=== DATA SECTION ===
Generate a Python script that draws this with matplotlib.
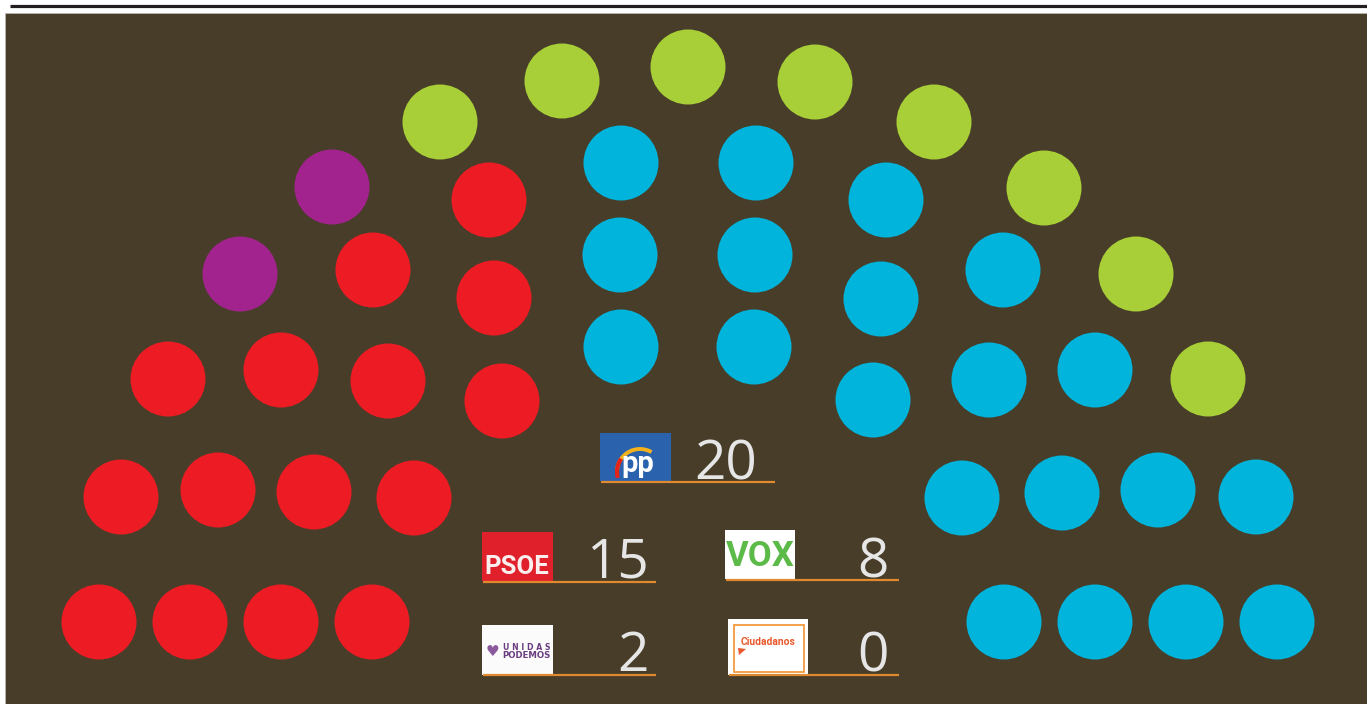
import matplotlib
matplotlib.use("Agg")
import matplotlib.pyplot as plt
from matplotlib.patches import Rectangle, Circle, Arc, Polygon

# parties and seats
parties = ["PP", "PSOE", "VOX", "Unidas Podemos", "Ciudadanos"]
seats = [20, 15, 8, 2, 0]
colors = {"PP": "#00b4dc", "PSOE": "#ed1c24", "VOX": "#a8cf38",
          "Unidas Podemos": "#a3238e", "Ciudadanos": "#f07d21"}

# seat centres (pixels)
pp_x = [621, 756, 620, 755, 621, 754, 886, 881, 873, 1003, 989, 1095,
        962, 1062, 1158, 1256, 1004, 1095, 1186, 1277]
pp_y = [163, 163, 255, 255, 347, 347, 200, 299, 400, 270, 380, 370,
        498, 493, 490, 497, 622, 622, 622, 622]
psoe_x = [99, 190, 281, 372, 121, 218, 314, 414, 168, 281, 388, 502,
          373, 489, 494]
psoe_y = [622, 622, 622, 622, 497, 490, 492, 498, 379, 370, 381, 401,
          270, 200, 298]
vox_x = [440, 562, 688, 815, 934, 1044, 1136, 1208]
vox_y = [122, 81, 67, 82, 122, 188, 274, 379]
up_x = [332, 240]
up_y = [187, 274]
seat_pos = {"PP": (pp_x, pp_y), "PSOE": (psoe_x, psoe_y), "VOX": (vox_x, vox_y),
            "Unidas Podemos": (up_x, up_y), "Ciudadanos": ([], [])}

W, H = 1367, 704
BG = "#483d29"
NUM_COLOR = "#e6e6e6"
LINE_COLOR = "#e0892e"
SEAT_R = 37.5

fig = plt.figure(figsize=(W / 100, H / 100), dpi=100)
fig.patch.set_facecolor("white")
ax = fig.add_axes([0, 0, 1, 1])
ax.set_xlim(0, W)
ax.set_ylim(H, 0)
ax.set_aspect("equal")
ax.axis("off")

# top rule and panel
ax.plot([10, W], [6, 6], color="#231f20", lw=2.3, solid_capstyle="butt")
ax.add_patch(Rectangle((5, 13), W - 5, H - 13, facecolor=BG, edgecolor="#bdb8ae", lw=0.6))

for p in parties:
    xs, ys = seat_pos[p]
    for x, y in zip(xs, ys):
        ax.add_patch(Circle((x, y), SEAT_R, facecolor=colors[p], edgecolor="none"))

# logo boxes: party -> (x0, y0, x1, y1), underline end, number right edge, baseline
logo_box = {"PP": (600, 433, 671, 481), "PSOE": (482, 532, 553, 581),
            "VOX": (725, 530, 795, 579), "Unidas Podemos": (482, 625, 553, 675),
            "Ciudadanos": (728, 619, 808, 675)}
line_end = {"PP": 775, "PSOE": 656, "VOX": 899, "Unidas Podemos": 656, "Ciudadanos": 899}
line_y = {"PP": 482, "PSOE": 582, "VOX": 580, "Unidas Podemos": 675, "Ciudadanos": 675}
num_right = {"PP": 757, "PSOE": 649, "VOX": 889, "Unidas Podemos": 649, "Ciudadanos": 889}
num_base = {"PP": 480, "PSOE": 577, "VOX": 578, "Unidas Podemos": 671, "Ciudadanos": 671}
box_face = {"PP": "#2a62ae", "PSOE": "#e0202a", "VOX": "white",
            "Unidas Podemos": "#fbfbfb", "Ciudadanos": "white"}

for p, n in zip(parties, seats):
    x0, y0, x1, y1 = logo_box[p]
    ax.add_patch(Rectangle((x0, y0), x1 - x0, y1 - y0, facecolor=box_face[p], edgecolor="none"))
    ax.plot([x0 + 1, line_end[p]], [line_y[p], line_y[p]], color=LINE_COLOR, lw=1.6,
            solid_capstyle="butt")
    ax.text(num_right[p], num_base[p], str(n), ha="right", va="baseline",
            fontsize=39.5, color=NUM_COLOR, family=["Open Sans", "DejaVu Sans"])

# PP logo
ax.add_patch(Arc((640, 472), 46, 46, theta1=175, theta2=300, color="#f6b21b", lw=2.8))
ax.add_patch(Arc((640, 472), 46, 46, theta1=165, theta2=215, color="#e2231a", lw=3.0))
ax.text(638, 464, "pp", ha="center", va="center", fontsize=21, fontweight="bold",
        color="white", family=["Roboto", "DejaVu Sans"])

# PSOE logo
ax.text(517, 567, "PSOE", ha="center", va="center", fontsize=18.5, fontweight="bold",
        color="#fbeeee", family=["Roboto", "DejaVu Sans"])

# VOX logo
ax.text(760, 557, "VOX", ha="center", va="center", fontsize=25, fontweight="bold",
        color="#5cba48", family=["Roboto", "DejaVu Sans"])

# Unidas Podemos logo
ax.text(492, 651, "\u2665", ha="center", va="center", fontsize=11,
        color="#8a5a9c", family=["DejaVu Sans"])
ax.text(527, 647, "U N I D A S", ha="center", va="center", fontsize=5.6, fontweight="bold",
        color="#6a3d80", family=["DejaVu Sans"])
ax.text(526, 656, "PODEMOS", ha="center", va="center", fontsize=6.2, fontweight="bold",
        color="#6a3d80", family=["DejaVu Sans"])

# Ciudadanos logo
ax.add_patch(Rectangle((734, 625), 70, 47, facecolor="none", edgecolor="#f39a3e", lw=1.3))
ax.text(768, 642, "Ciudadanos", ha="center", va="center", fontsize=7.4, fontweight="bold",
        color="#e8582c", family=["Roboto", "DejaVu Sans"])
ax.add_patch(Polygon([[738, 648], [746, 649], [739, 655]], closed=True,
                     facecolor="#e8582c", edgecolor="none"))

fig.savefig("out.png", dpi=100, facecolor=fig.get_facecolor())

=== SHORT EXERCISE ===
Reproduce all of the material exactly, apart from the pictures.

=== IN RESPONSE ===
Generate a Python script that draws this with matplotlib.
import matplotlib
matplotlib.use("Agg")
import matplotlib.pyplot as plt
from matplotlib.patches import Rectangle, Circle, Arc, Polygon

# parties and seats
parties = ["PP", "PSOE", "VOX", "Unidas Podemos", "Ciudadanos"]
seats = [20, 15, 8, 2, 0]
colors = {"PP": "#00b4dc", "PSOE": "#ed1c24", "VOX": "#a8cf38",
          "Unidas Podemos": "#a3238e", "Ciudadanos": "#f07d21"}

# seat centres (pixels)
pp_x = [621, 756, 620, 755, 621, 754, 886, 881, 873, 1003, 989, 1095,
        962, 1062, 1158, 1256, 1004, 1095, 1186, 1277]
pp_y = [163, 163, 255, 255, 347, 347, 200, 299, 400, 270, 380, 370,
        498, 493, 490, 497, 622, 622, 622, 622]
psoe_x = [99, 190, 281, 372, 121, 218, 314, 414, 168, 281, 388, 502,
          373, 489, 494]
psoe_y = [622, 622, 622, 622, 497, 490, 492, 498, 379, 370, 381, 401,
          270, 200, 298]
vox_x = [440, 562, 688, 815, 934, 1044, 1136, 1208]
vox_y = [122, 81, 67, 82, 122, 188, 274, 379]
up_x = [332, 240]
up_y = [187, 274]
seat_pos = {"PP": (pp_x, pp_y), "PSOE": (psoe_x, psoe_y), "VOX": (vox_x, vox_y),
            "Unidas Podemos": (up_x, up_y), "Ciudadanos": ([], [])}

W, H = 1367, 704
BG = "#483d29"
NUM_COLOR = "#e6e6e6"
LINE_COLOR = "#e0892e"
SEAT_R = 37.5

fig = plt.figure(figsize=(W / 100, H / 100), dpi=100)
fig.patch.set_facecolor("white")
ax = fig.add_axes([0, 0, 1, 1])
ax.set_xlim(0, W)
ax.set_ylim(H, 0)
ax.set_aspect("equal")
ax.axis("off")

# top rule and panel
ax.plot([10, W], [6, 6], color="#231f20", lw=2.3, solid_capstyle="butt")
ax.add_patch(Rectangle((5, 13), W - 5, H - 13, facecolor=BG, edgecolor="#bdb8ae", lw=0.6))

for p in parties:
    xs, ys = seat_pos[p]
    for x, y in zip(xs, ys):
        ax.add_patch(Circle((x, y), SEAT_R, facecolor=colors[p], edgecolor="none"))

# logo boxes: party -> (x0, y0, x1, y1), underline end, number right edge, baseline
logo_box = {"PP": (600, 433, 671, 481), "PSOE": (482, 532, 553, 581),
            "VOX": (725, 530, 795, 579), "Unidas Podemos": (482, 625, 553, 675),
            "Ciudadanos": (728, 619, 808, 675)}
line_end = {"PP": 775, "PSOE": 656, "VOX": 899, "Unidas Podemos": 656, "Ciudadanos": 899}
line_y = {"PP": 482, "PSOE": 582, "VOX": 580, "Unidas Podemos": 675, "Ciudadanos": 675}
num_right = {"PP": 757, "PSOE": 649, "VOX": 889, "Unidas Podemos": 649, "Ciudadanos": 889}
num_base = {"PP": 480, "PSOE": 577, "VOX": 578, "Unidas Podemos": 671, "Ciudadanos": 671}
box_face = {"PP": "#2a62ae", "PSOE": "#e0202a", "VOX": "white",
            "Unidas Podemos": "#fbfbfb", "Ciudadanos": "white"}

for p, n in zip(parties, seats):
    x0, y0, x1, y1 = logo_box[p]
    ax.add_patch(Rectangle((x0, y0), x1 - x0, y1 - y0, facecolor=box_face[p], edgecolor="none"))
    ax.plot([x0 + 1, line_end[p]], [line_y[p], line_y[p]], color=LINE_COLOR, lw=1.6,
            solid_capstyle="butt")
    ax.text(num_right[p], num_base[p], str(n), ha="right", va="baseline",
            fontsize=39.5, color=NUM_COLOR, family=["Open Sans", "DejaVu Sans"])

# PP logo
ax.add_patch(Arc((640, 472), 46, 46, theta1=175, theta2=300, color="#f6b21b", lw=2.8))
ax.add_patch(Arc((640, 472), 46, 46, theta1=165, theta2=215, color="#e2231a", lw=3.0))
ax.text(638, 464, "pp", ha="center", va="center", fontsize=21, fontweight="bold",
        color="white", family=["Roboto", "DejaVu Sans"])

# PSOE logo
ax.text(517, 567, "PSOE", ha="center", va="center", fontsize=18.5, fontweight="bold",
        color="#fbeeee", family=["Roboto", "DejaVu Sans"])

# VOX logo
ax.text(760, 557, "VOX", ha="center", va="center", fontsize=25, fontweight="bold",
        color="#5cba48", family=["Roboto", "DejaVu Sans"])

# Unidas Podemos logo
ax.text(492, 651, "\u2665", ha="center", va="center", fontsize=11,
        color="#8a5a9c", family=["DejaVu Sans"])
ax.text(527, 647, "U N I D A S", ha="center", va="center", fontsize=5.6, fontweight="bold",
        color="#6a3d80", family=["DejaVu Sans"])
ax.text(526, 656, "PODEMOS", ha="center", va="center", fontsize=6.2, fontweight="bold",
        color="#6a3d80", family=["DejaVu Sans"])

# Ciudadanos logo
ax.add_patch(Rectangle((734, 625), 70, 47, facecolor="none", edgecolor="#f39a3e", lw=1.3))
ax.text(768, 642, "Ciudadanos", ha="center", va="center", fontsize=7.4, fontweight="bold",
        color="#e8582c", family=["Roboto", "DejaVu Sans"])
ax.add_patch(Polygon([[738, 648], [746, 649], [739, 655]], closed=True,
                     facecolor="#e8582c", edgecolor="none"))

fig.savefig("out.png", dpi=100, facecolor=fig.get_facecolor())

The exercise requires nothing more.